"""

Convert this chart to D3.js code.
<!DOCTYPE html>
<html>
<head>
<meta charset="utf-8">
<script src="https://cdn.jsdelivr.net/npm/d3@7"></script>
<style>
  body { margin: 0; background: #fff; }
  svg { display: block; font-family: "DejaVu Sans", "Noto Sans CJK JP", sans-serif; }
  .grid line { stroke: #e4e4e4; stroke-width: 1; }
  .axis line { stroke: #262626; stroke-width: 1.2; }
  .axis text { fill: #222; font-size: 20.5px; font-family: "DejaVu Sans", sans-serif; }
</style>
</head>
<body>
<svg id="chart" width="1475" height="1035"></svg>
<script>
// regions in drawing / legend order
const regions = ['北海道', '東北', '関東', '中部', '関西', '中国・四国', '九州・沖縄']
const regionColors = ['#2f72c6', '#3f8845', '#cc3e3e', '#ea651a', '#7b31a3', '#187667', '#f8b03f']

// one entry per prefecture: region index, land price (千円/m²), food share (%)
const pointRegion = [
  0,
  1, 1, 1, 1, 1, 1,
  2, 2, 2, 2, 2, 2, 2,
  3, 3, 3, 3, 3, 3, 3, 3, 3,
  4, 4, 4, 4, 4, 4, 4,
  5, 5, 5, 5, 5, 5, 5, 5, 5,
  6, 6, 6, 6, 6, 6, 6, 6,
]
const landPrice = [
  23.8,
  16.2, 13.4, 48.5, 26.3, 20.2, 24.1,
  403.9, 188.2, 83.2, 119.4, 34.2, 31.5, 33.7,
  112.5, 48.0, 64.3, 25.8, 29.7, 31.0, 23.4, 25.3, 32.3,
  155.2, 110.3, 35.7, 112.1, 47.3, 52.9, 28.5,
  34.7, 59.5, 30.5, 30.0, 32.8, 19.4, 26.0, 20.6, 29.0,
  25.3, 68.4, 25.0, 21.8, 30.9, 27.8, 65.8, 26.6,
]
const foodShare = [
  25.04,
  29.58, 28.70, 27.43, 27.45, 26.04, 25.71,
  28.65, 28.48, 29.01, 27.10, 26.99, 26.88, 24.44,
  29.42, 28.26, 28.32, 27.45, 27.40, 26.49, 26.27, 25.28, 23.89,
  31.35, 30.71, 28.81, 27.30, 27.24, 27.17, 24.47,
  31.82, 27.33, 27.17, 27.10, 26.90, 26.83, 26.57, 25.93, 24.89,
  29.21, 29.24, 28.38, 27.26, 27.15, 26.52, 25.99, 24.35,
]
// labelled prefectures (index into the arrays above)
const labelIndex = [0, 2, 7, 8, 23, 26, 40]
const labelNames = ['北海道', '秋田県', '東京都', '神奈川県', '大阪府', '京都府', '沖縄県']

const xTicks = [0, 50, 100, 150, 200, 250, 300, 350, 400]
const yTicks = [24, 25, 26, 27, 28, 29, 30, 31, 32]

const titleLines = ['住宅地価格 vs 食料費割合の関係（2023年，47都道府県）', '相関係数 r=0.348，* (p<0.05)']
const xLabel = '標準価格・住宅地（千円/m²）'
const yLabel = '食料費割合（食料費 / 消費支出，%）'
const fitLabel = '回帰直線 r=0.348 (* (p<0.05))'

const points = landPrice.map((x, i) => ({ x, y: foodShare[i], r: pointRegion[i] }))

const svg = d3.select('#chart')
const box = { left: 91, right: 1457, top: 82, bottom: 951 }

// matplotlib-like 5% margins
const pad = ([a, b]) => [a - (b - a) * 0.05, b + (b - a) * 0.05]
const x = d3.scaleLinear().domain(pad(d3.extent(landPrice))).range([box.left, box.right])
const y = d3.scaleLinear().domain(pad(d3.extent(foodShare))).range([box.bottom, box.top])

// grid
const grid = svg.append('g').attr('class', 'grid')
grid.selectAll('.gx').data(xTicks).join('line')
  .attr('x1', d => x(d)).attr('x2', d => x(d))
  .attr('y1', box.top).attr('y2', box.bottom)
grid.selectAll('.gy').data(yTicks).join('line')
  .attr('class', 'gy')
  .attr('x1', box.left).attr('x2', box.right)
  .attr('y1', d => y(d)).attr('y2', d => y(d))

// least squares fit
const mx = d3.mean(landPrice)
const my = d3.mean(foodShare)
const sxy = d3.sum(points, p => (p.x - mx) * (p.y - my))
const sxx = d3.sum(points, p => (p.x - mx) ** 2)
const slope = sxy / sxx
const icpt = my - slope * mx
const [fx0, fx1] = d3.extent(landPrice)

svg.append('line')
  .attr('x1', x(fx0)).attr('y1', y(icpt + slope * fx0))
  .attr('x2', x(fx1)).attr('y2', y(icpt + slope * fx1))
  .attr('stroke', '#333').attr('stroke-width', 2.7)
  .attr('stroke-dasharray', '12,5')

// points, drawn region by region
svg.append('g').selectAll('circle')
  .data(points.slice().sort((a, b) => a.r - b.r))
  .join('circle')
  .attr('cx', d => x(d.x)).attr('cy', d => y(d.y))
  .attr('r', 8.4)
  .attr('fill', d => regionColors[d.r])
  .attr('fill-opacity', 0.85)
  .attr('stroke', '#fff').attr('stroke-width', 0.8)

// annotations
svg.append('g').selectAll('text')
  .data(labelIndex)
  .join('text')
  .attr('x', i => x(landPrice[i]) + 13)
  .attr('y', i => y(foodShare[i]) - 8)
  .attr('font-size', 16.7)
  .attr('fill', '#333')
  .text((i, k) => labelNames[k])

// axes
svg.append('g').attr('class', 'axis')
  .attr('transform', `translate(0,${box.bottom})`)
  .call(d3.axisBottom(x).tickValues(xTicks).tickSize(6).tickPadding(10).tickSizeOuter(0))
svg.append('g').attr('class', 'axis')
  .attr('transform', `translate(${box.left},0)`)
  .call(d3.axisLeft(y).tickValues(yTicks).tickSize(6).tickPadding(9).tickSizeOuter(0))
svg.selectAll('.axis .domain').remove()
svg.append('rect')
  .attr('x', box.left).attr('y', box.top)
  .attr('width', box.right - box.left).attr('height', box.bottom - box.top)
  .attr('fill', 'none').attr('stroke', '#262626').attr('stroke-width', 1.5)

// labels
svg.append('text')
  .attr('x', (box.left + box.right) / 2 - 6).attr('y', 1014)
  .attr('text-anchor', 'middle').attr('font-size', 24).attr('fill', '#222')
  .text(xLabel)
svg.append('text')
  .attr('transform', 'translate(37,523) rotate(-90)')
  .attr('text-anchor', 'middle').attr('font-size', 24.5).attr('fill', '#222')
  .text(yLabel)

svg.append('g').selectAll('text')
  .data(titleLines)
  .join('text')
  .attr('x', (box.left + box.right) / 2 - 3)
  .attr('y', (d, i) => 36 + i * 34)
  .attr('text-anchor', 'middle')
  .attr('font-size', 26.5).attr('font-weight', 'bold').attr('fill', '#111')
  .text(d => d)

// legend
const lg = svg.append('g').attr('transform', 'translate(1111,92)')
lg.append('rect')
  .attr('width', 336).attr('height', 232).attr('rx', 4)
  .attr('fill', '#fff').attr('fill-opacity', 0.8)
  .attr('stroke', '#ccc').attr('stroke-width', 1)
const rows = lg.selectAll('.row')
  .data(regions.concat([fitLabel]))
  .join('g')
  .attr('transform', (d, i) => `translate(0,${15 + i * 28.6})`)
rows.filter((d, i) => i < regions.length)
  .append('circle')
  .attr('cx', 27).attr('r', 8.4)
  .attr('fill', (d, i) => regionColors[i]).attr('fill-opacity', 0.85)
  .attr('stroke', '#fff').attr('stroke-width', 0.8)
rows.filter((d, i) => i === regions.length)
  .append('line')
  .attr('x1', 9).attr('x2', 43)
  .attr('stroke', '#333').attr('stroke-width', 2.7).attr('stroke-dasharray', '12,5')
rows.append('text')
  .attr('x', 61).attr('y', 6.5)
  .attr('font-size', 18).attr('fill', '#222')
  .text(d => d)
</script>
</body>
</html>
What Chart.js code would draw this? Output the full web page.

"""

- [Given task]: Report how many lines of the data hold the string "code"; give only the number.

- [Finished answer]: 2